Pour franchir les distances, le transport à courant alternatif s'est vite imposé en Europe. Ensuite, les effets de rendement ayant conduit à l'augmentation de la taille unitaire des groupes de production, tandis que la consommation restait relativement diffuse, le réseau de transport s'est progressivement développé. Le maillage du réseau a ainsi permis de répondre à l'un des problèmes posés par l'électricité, à savoir que celle-ci se stocke peu (du moins, vis-à-vis des niveaux de production et de consommation qui sont en jeu)
En suivant cette logique, on a pu voir se développer progressivement en Europe des réseaux de transport isolés, où le maillage interne s'accroissait progressivement ainsi que le niveau de tension. Petit à petit sont apparues également quelques lignes d'interconnexion traversant les frontières, mais il s'agissait de pouvoir relier des régions transfrontalières afin de favoriser des échanges production-consommation entre régions locales proches, suivant un fonctionnement dit « en poche». Cette technique, initialement commode, a posé par la suite de plus en plus de problèmes du fait de son manque de souplesse, et a alors été considérée comme un obstacle à la fluidité d'échanges entre partenaires intéressés.
Le couplage en synchrone des différents réseaux préexistants, rendu possible par les progrès en matière de réglage des réseaux qui permettaient de lever les problèmes techniques inhérents au fonctionnement en synchrone d'un grand réseau, s'est alors progressivement réalisé à partir de 1958.
En s'appuyant sur cette esquisse rapide, on peut énumérer les avantages de l'interconnexion, et plus spécialement de l'interconnexion synchrone :
Le développement des échanges transfrontaliers ; cet aspect est un moteur principal de l'expansion
de la zone géographique d'interconnexion.
Les bienfaits de la mutualisation ; ils incluent plusieurs facettes ; l'interconnexion permet tout d'abord de produire ailleurs que là où on consomme, en bénéficiant de la souplesse d'ensemble de tous les groupes de production ; par ailleurs, l'interconnexion des consommations se traduit par un effet de foisonnement qui joue à différentes échelles de temps : il autorise à bénéficier d'une part de la compensation statistique des variations élémentaires des consommations, d'autre part des décalages horaires et des différentes habitudes de consommation des pays interconnectés ;l'interconnexion atténue aussi l'effet sur la fréquence d'un déclenchement de groupe, et conduit à un dimensionnement plus faible des réserves de puissance nécessaires pour être en mesure de faireface aux aléas affectant l'équilibre production/consommation.

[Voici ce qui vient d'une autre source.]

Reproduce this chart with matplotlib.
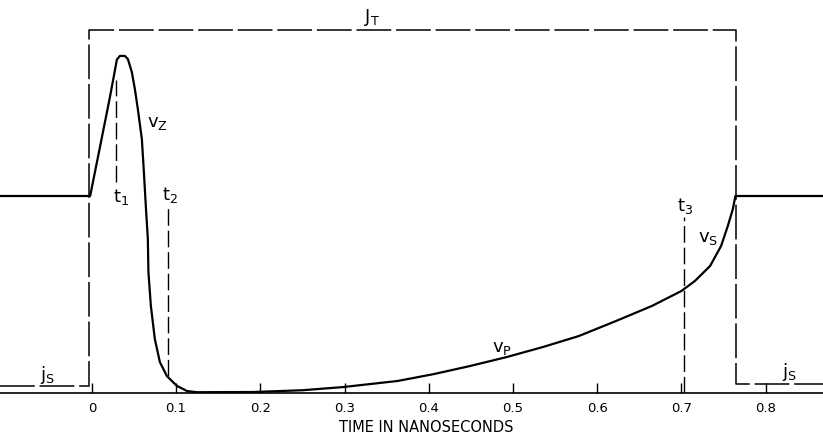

La réduction des coûts d'investissement de réseau et de production ; sur le plan des ouvrages de transport, l'interconnexion a permis de faire des économies d'investissements dans les réseaux internes des pays interconnectés, et de profiter des effets d'investissements différés ; côté production, l'interconnexion a permis l'obtention des gains, grâce aux rendements d'échelle (il est ainsi aisé de voir que bien des pays européens auraient du mal à supporter l'aléa constitué par le déclenchement fortuit de leur plus gros groupe de production, s'ils fonctionnaient en réseau isolé) ;l'interconnexion a permis aussi la construction de centrales à participation entre bénéficiaires de pays multiples.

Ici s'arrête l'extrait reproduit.